··· Dataset content

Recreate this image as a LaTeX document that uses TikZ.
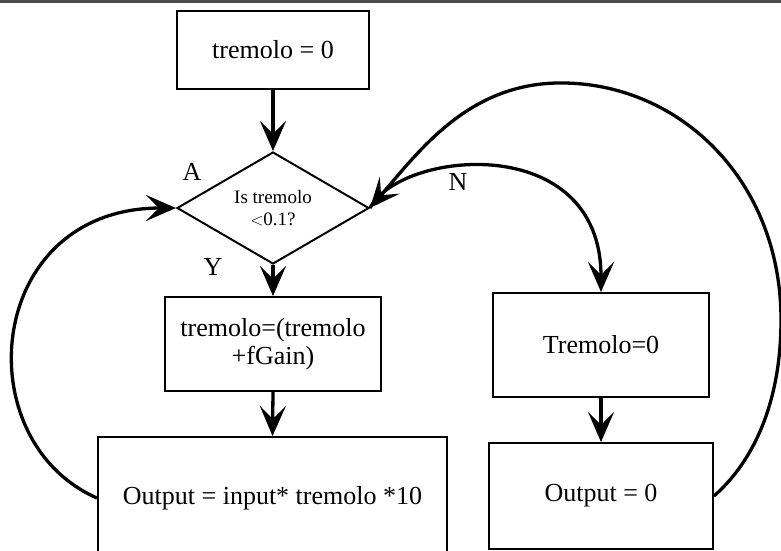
\documentclass[tikz,border=0pt]{standalone}
\usepackage{fontspec}
\setmainfont{Liberation Serif}
\usetikzlibrary{arrows.meta,positioning,shapes.geometric}

\tikzset{
  stepbox/.style={draw, line width=2pt, minimum width=#1, align=center, inner sep=0pt,
    font=\fontsize{26}{28}\selectfont},
  testbox/.style={draw, diamond, line width=2pt, aspect=1.714, inner sep=0pt,
    minimum width=192pt, minimum height=112pt, align=center,
    font=\fontsize{19}{22}\selectfont},
  flow/.style={line width=3.3pt, -{Stealth[length=30pt,width=26pt,inset=13pt]}},
  tag/.style={font=\fontsize{26}{28}\selectfont}
}

\begin{document}
\begin{tikzpicture}[x=1pt,y=-1pt]
  \useasboundingbox (0,0) rectangle (781,550);
  \clip (0,0) rectangle (781,550);

  % Rule at the top edge
  \draw [line width=3pt, black!70] (0,1.5) -- (781,1.5);

  % Left column
  \node [stepbox=192pt, minimum height=78pt] (init) at (273,50) {tremolo = 0};
  \node [testbox] (test) at (273,208) {Is tremolo\\$<$0.1?};
  \node [stepbox=216pt, minimum height=94pt] (grow) at (273,344) {tremolo=(tremolo\\+fGain)};
  \node [stepbox=349pt, minimum height=122pt] (outA) at (272.5,498) {Output = input* tremolo *10};

  % Right column
  \node [stepbox=216pt, minimum height=104pt] (reset) at (601,345) {Tremolo=0};
  \node [stepbox=224pt, minimum height=106pt] (outB) at (601,496) {Output = 0};

  % Marking labels A, N, Y
  \node [tag] (labA) at (192,172) {A};
  \node [tag] (labN) at (458,182) {N};
  \node [tag] (labY) at (213,267) {Y};

  % Drawing straight arrows
  \draw [flow] (init.south) -- (test.north);
  \draw [flow] (test.south) -- (grow.north);
  \draw [flow] (grow.south) -- (outA.north);
  \draw [flow] (reset.south) -- (outB.north);

  % Drawing loop back from outA to test
  \draw [flow] (outA.west) .. controls (-35,440) and (-15,208) .. (test.west);

  % Drawing N branch
  \draw [flow] (test.east) .. controls (400,150) and (601,130) .. (reset.north);

  % Drawing loop back from outB to test
  \coordinate (farR) at (781,320);
  \coordinate (topR) at (565,83);
  \draw [flow]
    (outB.east) .. controls (755,460) and (781,400) .. (farR)
    .. controls (781,180) and (680,85) .. (topR)
    .. controls (470,81) and (420,150) .. (test.east);
\end{tikzpicture}
\end{document}
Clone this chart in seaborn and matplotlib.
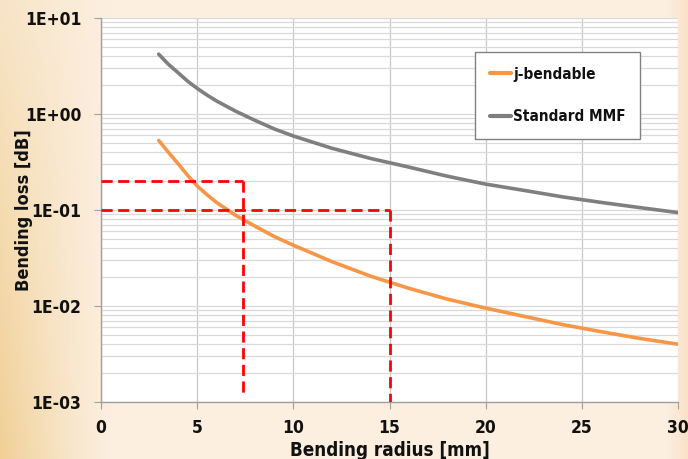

······

- [Exercise instructions]
Every line above should be returned word for word, with the pictures left behind.

- [Final result]
Recreate this image as a LaTeX document that uses TikZ.
\documentclass[tikz,border=0pt]{standalone}
\usepackage{fontspec}
\setmainfont{Liberation Serif}
\usetikzlibrary{arrows.meta,positioning,shapes.geometric}

\tikzset{
  stepbox/.style={draw, line width=2pt, minimum width=#1, align=center, inner sep=0pt,
    font=\fontsize{26}{28}\selectfont},
  testbox/.style={draw, diamond, line width=2pt, aspect=1.714, inner sep=0pt,
    minimum width=192pt, minimum height=112pt, align=center,
    font=\fontsize{19}{22}\selectfont},
  flow/.style={line width=3.3pt, -{Stealth[length=30pt,width=26pt,inset=13pt]}},
  tag/.style={font=\fontsize{26}{28}\selectfont}
}

\begin{document}
\begin{tikzpicture}[x=1pt,y=-1pt]
  \useasboundingbox (0,0) rectangle (781,550);
  \clip (0,0) rectangle (781,550);

  % Rule at the top edge
  \draw [line width=3pt, black!70] (0,1.5) -- (781,1.5);

  % Left column
  \node [stepbox=192pt, minimum height=78pt] (init) at (273,50) {tremolo = 0};
  \node [testbox] (test) at (273,208) {Is tremolo\\$<$0.1?};
  \node [stepbox=216pt, minimum height=94pt] (grow) at (273,344) {tremolo=(tremolo\\+fGain)};
  \node [stepbox=349pt, minimum height=122pt] (outA) at (272.5,498) {Output = input* tremolo *10};

  % Right column
  \node [stepbox=216pt, minimum height=104pt] (reset) at (601,345) {Tremolo=0};
  \node [stepbox=224pt, minimum height=106pt] (outB) at (601,496) {Output = 0};

  % Marking labels A, N, Y
  \node [tag] (labA) at (192,172) {A};
  \node [tag] (labN) at (458,182) {N};
  \node [tag] (labY) at (213,267) {Y};

  % Drawing straight arrows
  \draw [flow] (init.south) -- (test.north);
  \draw [flow] (test.south) -- (grow.north);
  \draw [flow] (grow.south) -- (outA.north);
  \draw [flow] (reset.south) -- (outB.north);

  % Drawing loop back from outA to test
  \draw [flow] (outA.west) .. controls (-35,440) and (-15,208) .. (test.west);

  % Drawing N branch
  \draw [flow] (test.east) .. controls (400,150) and (601,130) .. (reset.north);

  % Drawing loop back from outB to test
  \coordinate (farR) at (781,320);
  \coordinate (topR) at (565,83);
  \draw [flow]
    (outB.east) .. controls (755,460) and (781,400) .. (farR)
    .. controls (781,180) and (680,85) .. (topR)
    .. controls (470,81) and (420,150) .. (test.east);
\end{tikzpicture}
\end{document}
Clone this chart in seaborn and matplotlib.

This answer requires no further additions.